● **DO THIS**
Retype the data exactly, from its first line to the line containing "const sonstigeVerbindlichkeiten = [40000, 140000, null];", including both, and skip any picture.

● **DATA SHOWN**
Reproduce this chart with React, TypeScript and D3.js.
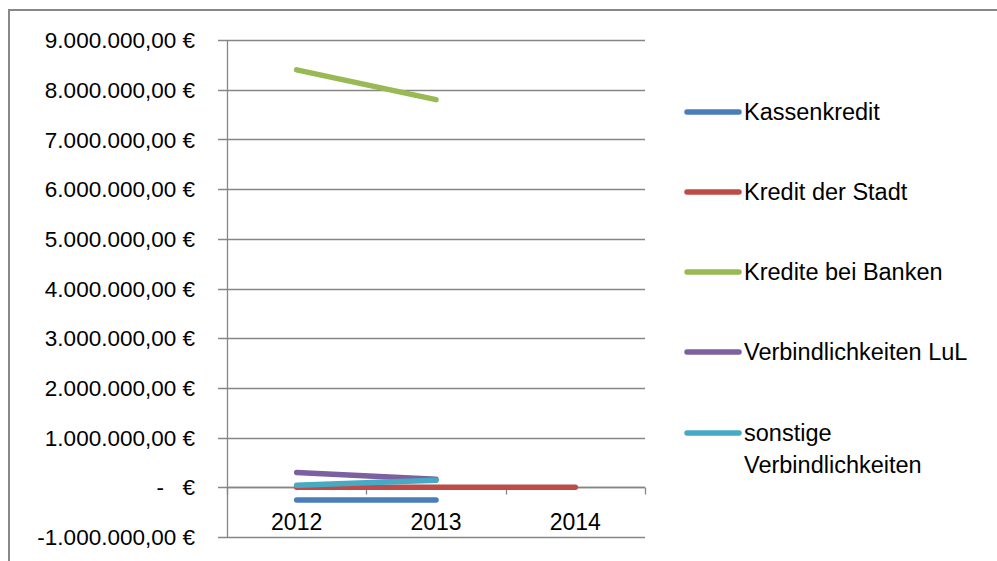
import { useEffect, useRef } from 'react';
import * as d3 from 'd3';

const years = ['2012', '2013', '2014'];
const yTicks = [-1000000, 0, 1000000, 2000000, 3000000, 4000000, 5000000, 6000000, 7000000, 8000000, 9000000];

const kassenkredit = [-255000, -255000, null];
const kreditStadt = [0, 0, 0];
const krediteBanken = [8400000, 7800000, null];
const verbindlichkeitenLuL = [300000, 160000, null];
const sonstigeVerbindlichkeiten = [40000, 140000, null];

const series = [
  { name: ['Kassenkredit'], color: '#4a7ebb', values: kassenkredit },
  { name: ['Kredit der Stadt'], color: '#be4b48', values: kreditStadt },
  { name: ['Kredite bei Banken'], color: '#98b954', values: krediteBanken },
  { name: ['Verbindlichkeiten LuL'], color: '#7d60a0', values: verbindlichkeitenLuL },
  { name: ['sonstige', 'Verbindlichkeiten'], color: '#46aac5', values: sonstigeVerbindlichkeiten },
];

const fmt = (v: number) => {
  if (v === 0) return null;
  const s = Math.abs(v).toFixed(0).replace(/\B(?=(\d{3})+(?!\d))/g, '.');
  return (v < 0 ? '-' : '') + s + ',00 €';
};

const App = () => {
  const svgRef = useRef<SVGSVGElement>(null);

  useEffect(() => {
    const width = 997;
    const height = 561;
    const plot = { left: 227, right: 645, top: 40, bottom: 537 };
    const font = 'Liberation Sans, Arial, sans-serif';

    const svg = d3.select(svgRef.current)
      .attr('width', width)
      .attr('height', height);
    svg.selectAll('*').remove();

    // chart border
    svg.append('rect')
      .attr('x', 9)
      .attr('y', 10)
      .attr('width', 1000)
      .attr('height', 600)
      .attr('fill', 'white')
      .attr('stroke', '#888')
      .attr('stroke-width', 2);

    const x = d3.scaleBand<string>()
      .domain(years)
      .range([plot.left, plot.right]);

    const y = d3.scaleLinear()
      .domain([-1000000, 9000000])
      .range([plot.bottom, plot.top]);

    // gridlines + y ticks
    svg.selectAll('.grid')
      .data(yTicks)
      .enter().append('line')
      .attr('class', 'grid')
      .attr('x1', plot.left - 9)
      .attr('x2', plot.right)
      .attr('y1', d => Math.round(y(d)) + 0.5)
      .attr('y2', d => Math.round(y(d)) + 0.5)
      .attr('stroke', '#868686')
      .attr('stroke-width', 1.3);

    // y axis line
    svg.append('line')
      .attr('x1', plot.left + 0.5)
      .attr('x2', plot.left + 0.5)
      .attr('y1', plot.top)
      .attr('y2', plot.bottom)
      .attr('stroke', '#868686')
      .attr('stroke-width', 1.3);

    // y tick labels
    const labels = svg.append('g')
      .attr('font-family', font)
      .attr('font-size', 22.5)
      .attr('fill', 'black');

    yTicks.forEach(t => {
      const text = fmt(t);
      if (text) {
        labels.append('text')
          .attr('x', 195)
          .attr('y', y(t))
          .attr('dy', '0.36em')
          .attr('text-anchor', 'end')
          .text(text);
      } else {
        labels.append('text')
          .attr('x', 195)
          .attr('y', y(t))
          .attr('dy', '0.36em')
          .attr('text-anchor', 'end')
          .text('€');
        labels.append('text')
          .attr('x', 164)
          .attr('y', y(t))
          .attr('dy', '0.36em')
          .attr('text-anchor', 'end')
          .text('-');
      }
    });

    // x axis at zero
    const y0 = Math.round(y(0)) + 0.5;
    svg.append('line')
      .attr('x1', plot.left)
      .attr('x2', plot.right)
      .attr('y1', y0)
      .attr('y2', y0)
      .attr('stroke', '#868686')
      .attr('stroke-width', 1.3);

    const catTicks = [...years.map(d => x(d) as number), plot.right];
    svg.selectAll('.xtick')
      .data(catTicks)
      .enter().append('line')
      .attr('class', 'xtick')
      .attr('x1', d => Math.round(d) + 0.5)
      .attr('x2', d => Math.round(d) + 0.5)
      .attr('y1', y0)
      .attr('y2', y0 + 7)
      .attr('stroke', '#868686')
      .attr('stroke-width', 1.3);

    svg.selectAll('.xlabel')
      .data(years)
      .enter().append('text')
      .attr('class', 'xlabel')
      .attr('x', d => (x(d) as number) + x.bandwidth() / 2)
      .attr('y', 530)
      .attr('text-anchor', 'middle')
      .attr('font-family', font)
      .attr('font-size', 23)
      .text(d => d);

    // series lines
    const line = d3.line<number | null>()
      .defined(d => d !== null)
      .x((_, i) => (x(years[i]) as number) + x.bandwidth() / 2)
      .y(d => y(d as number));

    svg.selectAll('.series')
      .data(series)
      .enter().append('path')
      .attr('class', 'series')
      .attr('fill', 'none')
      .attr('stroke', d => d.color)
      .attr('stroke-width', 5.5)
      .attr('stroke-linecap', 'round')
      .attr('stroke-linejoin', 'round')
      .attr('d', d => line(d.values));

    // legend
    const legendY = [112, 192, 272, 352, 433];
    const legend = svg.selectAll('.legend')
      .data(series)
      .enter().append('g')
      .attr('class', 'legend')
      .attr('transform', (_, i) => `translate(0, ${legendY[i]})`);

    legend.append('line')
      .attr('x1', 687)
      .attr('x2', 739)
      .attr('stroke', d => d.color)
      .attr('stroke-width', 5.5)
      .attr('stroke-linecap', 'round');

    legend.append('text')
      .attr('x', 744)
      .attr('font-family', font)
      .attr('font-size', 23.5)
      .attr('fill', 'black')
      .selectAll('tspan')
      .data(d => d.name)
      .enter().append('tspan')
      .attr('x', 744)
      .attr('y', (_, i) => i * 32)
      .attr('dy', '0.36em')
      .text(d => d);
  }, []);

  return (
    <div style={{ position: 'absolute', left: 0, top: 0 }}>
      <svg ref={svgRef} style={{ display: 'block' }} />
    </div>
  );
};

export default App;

● **OUTPUT OF THE TASK**
Reproduce this chart with React, TypeScript and D3.js.
import { useEffect, useRef } from 'react';
import * as d3 from 'd3';

const years = ['2012', '2013', '2014'];
const yTicks = [-1000000, 0, 1000000, 2000000, 3000000, 4000000, 5000000, 6000000, 7000000, 8000000, 9000000];

const kassenkredit = [-255000, -255000, null];
const kreditStadt = [0, 0, 0];
const krediteBanken = [8400000, 7800000, null];
const verbindlichkeitenLuL = [300000, 160000, null];
const sonstigeVerbindlichkeiten = [40000, 140000, null];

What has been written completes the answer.